La Terrasse

"La culture est une résistance à la distraction" Pasolini

Théâtre - Critique

Les Autonautes de la cosmoroute

Les Autonautes de la cosmoroute - Critique sortie Théâtre
© Elisabeth Carecchio Huit comédiens unis par une formidable énergie collective et une inventivité continue.

Publié le 10 avril 2012 - N° 197

Les compagnies Jakart et Mugiscué transposent à la scène Les Autonautes de la cosmoroute de Julio Cortazar et Carol Dunlop. Une suite de saynètes loufoques, ludiques, et délirantes plutôt réussies.

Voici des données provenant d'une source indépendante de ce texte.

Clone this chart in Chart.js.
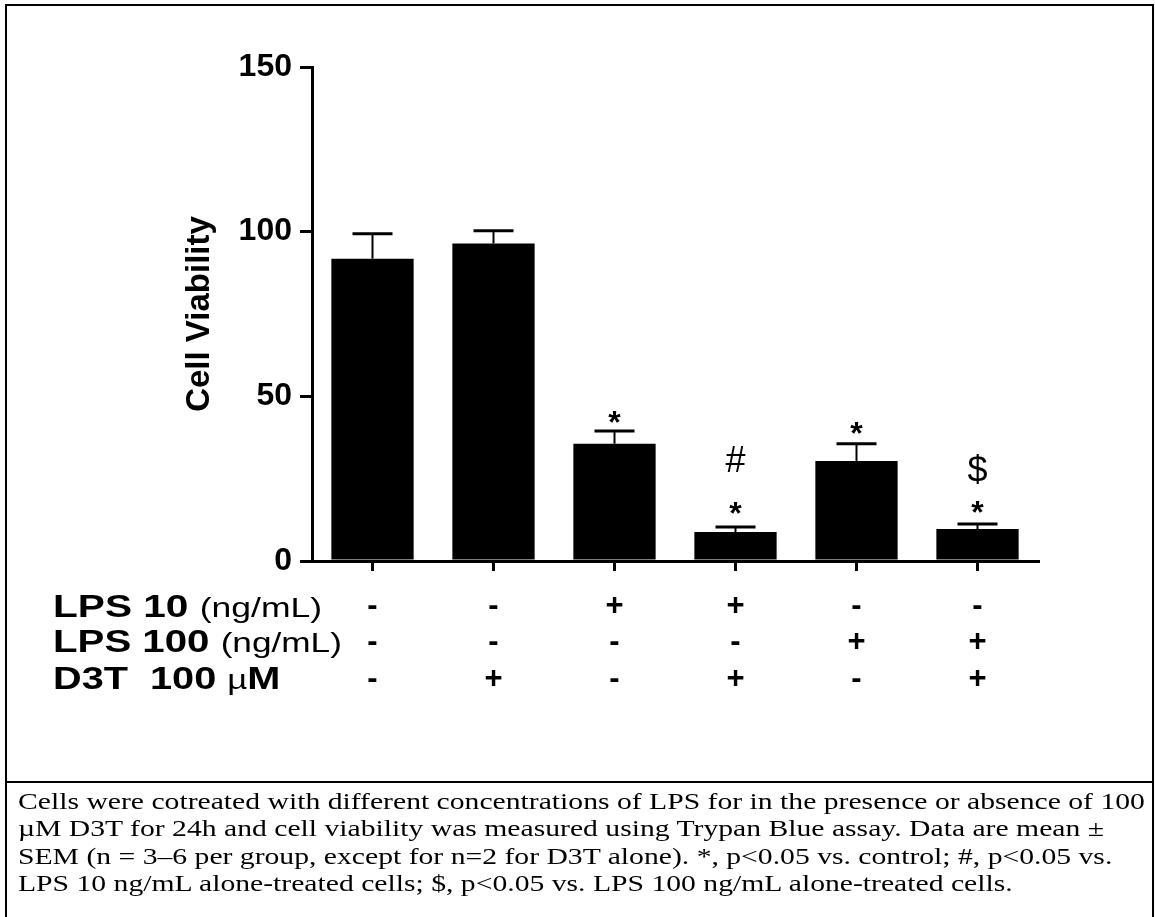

23 mai 1982, 14h12. Départ. De Paris à Marseille, dans un combi Volkswagen jusqu’à la fin de l’autoroute, en s’arrêtant à chacune des 65 aires en un peu plus d’un mois de périple, à raison de deux aires par jour, sans jamais quitter la voie rapide devenue voie exploratoire. Plus c’est fou, plus c’est beau. Se sachant atteints de maladie incurable, les écrivains et citoyens du monde engagés pour une Amérique du Sud libre Julio Cortazar et Carol Dunlop, très amoureux l’un de l’autre, ont entrepris cet étrange voyage étirant le temps et défaisant les habitudes pour mieux célébrer le présent, intensément, intimement, avec toute la fantaisie et la liberté possibles. « Le temps mord sur l’espace, le transforme. » Le Loup (Julio) et L’Oursine (Carol) ont relaté leur aventure dans Les Autonautes de la cosmoroute (1983), livre paraît-il très connu en Amérique du Sud, source d’inspiration des compagnies Jakart et Mugiscué. Environ trente ans plus tard, en mai 2011, les membres des ces compagnies renouvellent donc l’expédition, puis entreprennent de transformer cette inédite relation au long ruban d’asphalte en œuvre théâtrale.  Le texte leur sert de guide, auquel ils ajoutent la matière qu’ils ont eux-mêmes glanée, et écrite, avant de synthétiser le tout en scènes de théâtre loufoques, délirantes et ludiques.

Inventaire à la Perec ou à la Prévert

Les diverses étapes au fil des aires se déclinent comme autant de micro-événements humoristiques et poétiques qui interpellent les participants de multiples façons et donnent aux éléments triviaux du réel un relief étonnant : fourmis, communiqués de 107.7, nuits du parking, édicules divers, etc ! L’actualité avec le conflit Angleterre-Malouines par Arlette Chabot fait aussi irruption. C’est une sorte d’inventaire plus visuel que littéraire à la Prévert ou à la Perec. Les huit comédiens mis en scène par Thomas Quillardet parviennent à passer du bitume au plateau en créant avec piquant une suite de saynètes désopilantes, certaines plus drôles ou émouvantes que d’autres. Une fois passé l’effet de surprise, ils n’évitent cependant pas un aspect répétitif et superficiel. Si la pièce  demeure joyeusement délirante et divertissante, elle ne transforme pas cette expérience autoroutière en prisme pour voir le monde autrement. L’humour en tout cas et parfois l’émotion s’expriment grâce à une formidable énergie collective, une utilisation optimale et artisanale de l’espace  et une inventivité débridée.

Agnès Santi


Les Autonautes de la cosmoroute, création collective d’après l’œuvre de Julio Cortazar et Carol Dunlop, mise en scène Thomas Quillardet, du 21 mars au 19 avril, du mercredu au samedi à 21h, mardi à 19, dimanche à 16h, au Théâtre de La Colline, 15 rue Malte-Brun, 75020 Paris. Tél : 01 44 62 52 52.